The later 1940s are remembered primarily as the time when the Cold War came to dominate international affairs. Between June 1947 and June 1948, the Marshall Plan was implemented, Stalin formed Cominform to impose discipline on European communist parties, the communists took over in Czechoslovakia and the Soviet blockade of the western zones of Berlin led to a year-long airlift.
Even before the USSR acquired atomic weapons and raised the threat of mutual annihilation, the East-West division embodied by the Iron Curtain through the middle of Europe seemed to be the great determinant of international affairs for a world still emerging from the traumas of war.
Looked at through a wider lens, however, the period takes on a very different aspect. We think of our world as being particularly complex but 13 months between the summers of 1947 and 1948 saw the unrolling of events elsewhere on a grand scale. It was there, in India and Pakistan, China, Southeast Asia, the Middle East and other regions far from Europe, that the wider post-war world was forged.
As George Marshall was making the speech at Harvard on June 5, 1947, outlining his recovery plan for Europe, the British government was commissioning Cyril Radcliffe, a lawyer, to determine the frontiers between the two parts of the Indian Raj that were to gain independence two months later.
Communal violence had already shown its destructive power in Calcutta, the Bengal Delta and Bihar, and spread to Punjab in the spring with mass killings among Hindus, Muslims and Sikhs as the calendars distributed to his staff by the last viceroy, Lord Mountbatten, marked the passing of the days to independence and partition on August 15.

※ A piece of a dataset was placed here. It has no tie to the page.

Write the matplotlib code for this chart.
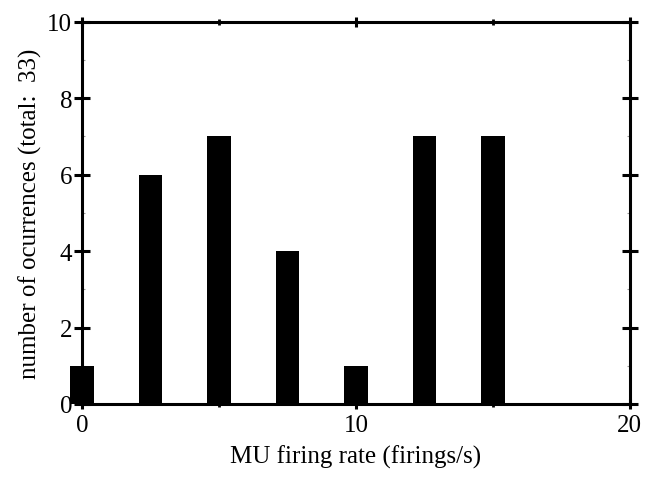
import matplotlib
matplotlib.use("Agg")
import matplotlib.pyplot as plt
from matplotlib.ticker import MultipleLocator

rates = [0, 2.5, 5, 7.5, 10, 12.5, 15]
counts = [1, 6, 7, 4, 1, 7, 7]
xticks = [0, 10, 20]
yticks = [0, 2, 4, 6, 8, 10]

plt.rcParams['font.family'] = ['Liberation Serif', 'DejaVu Serif']

fig = plt.figure(figsize=(6.46, 4.85), dpi=100)
ax = fig.add_axes([0.127, 0.165, 0.848, 0.788])
bars = ax.bar(rates, counts, width=0.85, color='black', zorder=3)
for b in bars:
    b.set_clip_on(False)
ax.set_xlim(0, 20)
ax.set_ylim(0, 10)
ax.set_xticks(xticks)
ax.set_yticks(yticks)
ax.xaxis.set_minor_locator(MultipleLocator(5))
ax.yaxis.set_minor_locator(MultipleLocator(1))
for s in ax.spines.values():
    s.set_linewidth(2.2)
ax.tick_params(axis='x', which='major', direction='inout', length=7, width=2.2,
               top=True, labelsize=18, pad=4)
ax.tick_params(axis='y', which='major', direction='inout', length=12, width=2.2,
               right=True, labelsize=18, pad=1)
ax.tick_params(axis='x', which='minor', direction='inout', length=5, width=2,
               top=True)
ax.tick_params(axis='y', which='minor', direction='in', length=2, width=0.8,
               right=True, color='0.6')
ax.set_xlabel('MU firing rate (firings/s)', fontsize=18, labelpad=6)
ax.set_ylabel('number of ocurrences (total:  33)', fontsize=18, labelpad=4)
fig.savefig('out.png', dpi=100)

At the same time, a UN commission made up of delegates from 11 nations chosen for their neutrality was touring Palestine to collect evidence on which to decide whether to recommend partition between Jews and Arabs. As the UN representatives toured the British mandated territory which the Attlee government was intent on quitting as soon as possible, a communist force of 100,000 men crossed the Yellow River 4,000 miles to the east to open a new front in China’s long-running civil war while other elements of the People’s Liberation Army advanced in Manchuria.
A year later, India and Pakistan were sovereign nations at war in Kashmir after the huge population movement across the frontiers drawn by Radcliffe and the accompanying swath of death and destruction. The state of Israel had been proclaimed and Arab armies had attacked the new country. In neither case did the confrontation between the United States and the USSR play a role of any importance.
Despite the wish expressed by Stalin to ‘unleash a movement of liberation’ to help bring down capitalism, nationalism rather than Soviet-directed Marxism was the prime driver in the anti-colonial movements of the time, as in Indonesia where the Dutch launched a campaign against the republican government formed at the end of the war with the Japanese. In Madagascar, where French repression of a revolt took tens of thousands of lives, and in riots for self-determination in the Gold Coast, as Ghana was then known, communism was absent.
Even where they followed Moscow’s creed, nationalism was, at this stage, the prime source of appeal for leaders such as Ho Chi Minh.
The Malayan insurgency that led to the declaration of a state of emergency by Britain in June 1948, was, indeed, led by communists but they operated outside the control of the Kremlin.
The Cold War division of Europe was replicated in the Korean peninsula but in Asia’s biggest battle for power Mao Zedong’s communism was always tinged with Chinese characteristics that led him to ignore advice from Moscow.
In South Africa, nationalism took another form among the white electorate with the victory of a government dedicated to enforcing apartheid. In Latin America, communism was weak even as conservative forces gained strength in Brazil, Chile, Mexico and Venezuela.
So, while the Cold War became the dominant theme as it spread across the globe in the 1950s, it is worth remembering how other major sources shaped the geopolitics of the early post-war world in ways that forged the global context to this day, nearly three decades after the collapse of the Soviet Union. To understand the nature of the regime running China, the roots of the Arab-Israeli conflict or the continuing tension between India and Pakistan, one needs to go back to a time when the world was remaking itself in a crucible of global change.